Even if we only consider “terrorism”, what does that encompass? Dissent, inciting civil disorder, hacking government websites, kidnap, murder…? The definition is withheld from us, the public. In fact, it is whatever the government of the day wants it to be, and we, the electorate, have no say in what that definition might be.
One could ask similar questions about the stated aim of the role of blanket surveillance being used to identify paedophiles. There is now widespread paranoia in the UK about paedophiles, incited by both government and the press, out of all proportion to the risk. But what would surveillance identify? Journalists or private individuals legitimately discussing paedophilia?
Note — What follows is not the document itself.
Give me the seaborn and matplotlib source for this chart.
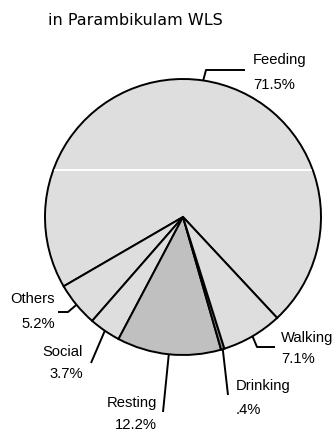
import numpy as np
import matplotlib
matplotlib.use("Agg")
import matplotlib.pyplot as plt
import seaborn as sns

# Données : budget d'activité (%)
activities = ["Feeding", "Others", "Social", "Resting", "Drinking", "Walking"]
percent = [71.5, 5.2, 3.7, 12.2, 0.4, 7.1]
colors = ["#dedede", "#dedede", "#dedede", "#c0c0c0", "#8c8c8c", "#dedede"]
title = "in Parambikulam WLS"

# Mise en page (pixels, y vers le bas)
center = (183, 217)
radius = 138
# coudes des lignes de rappel, position du texte, alignement, lignes de base (nom, %)
layout = {
    "Feeding": ([(206, 70), (245, 70)], 253, "left", 64, 89),
    "Others": ([(68, 312), (58, 312)], 55, "right", 303, 328),
    "Social": ([(91, 363)], 83, "right", 356, 378),
    "Resting": ([(163, 412)], 157, "right", 407, 429),
    "Drinking": ([(228, 395)], 236, "left", 390, 414),
    "Walking": ([(257, 347), (275, 347)], 281, "left", 342, 363),
}

sns.set_style("white")
plt.rcParams["font.family"] = ["Liberation Sans", "DejaVu Sans"]

fig = plt.figure(figsize=(3.34, 4.32), dpi=100)
ax = fig.add_axes([0, 0, 1, 1])

wedges, _ = ax.pie(percent, colors=colors, startangle=47, counterclock=False,
                   center=center, radius=radius, frame=True,
                   wedgeprops=dict(edgecolor="black", linewidth=1.4))

# ligne blanche horizontale dans la part "Feeding"
yl = 170
dx = np.sqrt(radius ** 2 - (yl - center[1]) ** 2)
ax.plot([center[0] - dx + 1.5, center[0] + dx - 1.5], [yl, yl], color="white", lw=1.4, zorder=3)

for w, name, p in zip(wedges, activities, percent):
    ang = np.deg2rad((w.theta1 + w.theta2) / 2)
    x0 = center[0] + radius * np.cos(ang)
    y0 = center[1] + radius * np.sin(ang)
    elbows, tx, ha, yb1, yb2 = layout[name]
    xs = [x0] + [e[0] for e in elbows]
    ys = [y0] + [e[1] for e in elbows]
    ax.plot(xs, ys, color="black", lw=1.4, solid_capstyle="butt", zorder=4)
    pct = f"{p:.1f}".lstrip("0") + "%"
    ax.text(tx, yb1, name, ha=ha, va="baseline", fontsize=10.6, color="black")
    ax.text(tx, yb2, pct, ha=ha, va="baseline", fontsize=10.6, color="black")

ax.text(48, 25, title, ha="left", va="baseline", fontsize=11.5,
        family="DejaVu Sans", color="black")

ax.set_xlim(0, 334)
ax.set_ylim(432, 0)
ax.set_aspect("auto")
ax.axis("off")

fig.savefig("out.png", dpi=100)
Would it seek to identify potential intent, or actual activity?
Edward Snowden should be lauded by the population at large for his disclosures. To say that it was a leak of far greater seriousness than the Russian spies who penetrated MI5 and MI6 in the 1950s is arrant nonsense; nor does it aid terrorists to confirm that the state has such capability. Terrorists are resourceful people, who must be aware that it has long been surmised that our, and the US, governments have such capability; any terrorist worth the name would be very careful to avoid any potentially interceptable method of communication even without Snowden’s revelations. It is my belief that the real cause of the dire pronouncements of Andrew Parker are motivated solely by pique. Allow me to give an example that typifies government secrecy in the UK.
I and a colleague some years ago, though we had not signed the Official Secrets Act, were informed that we must keep secret an issue or we could be prosecuted and imprisoned under its terms. The issue related to an item of military hardware that was known to cause actual harm to its users. Why must we keep it quiet? The MoD was afraid that if the information got out, it could be sued for compensation by those to whom the harm was done. In other words, a denial of accountability and of its obligations to its employees. And that, I submit, is behind much of the reason for UK government secrecy, and the pique about Snowden’s revelations.
In the UK, we have a government that is obsessed with secrecy, and now increasingly with crushing dissent; witness the Lobbying, Protest, and Trade Union Administration Bill – the “Gagging” Bill. Does it address the issue of corporate and rich individuals lobbying ministers? Emphatically no! Does it seek to gag charities, protest groups, pressure groups? Emphatically yes – and more so, since its last amendment by Andrew Lansley, which was supposed to prevent unnecessary gagging of protest groups and charities. Does it seek to hamper the Trade Unions and the Labour Party? Emphatically yes.
If you add the response to the Snowden revelations, the “Gagging” Bill, and the Press Regulation Bill, we are fast acquiring the tools for totalitarian administration to be enabled and to thrive. Britain being synonymous with democracy? Don’t make me laugh!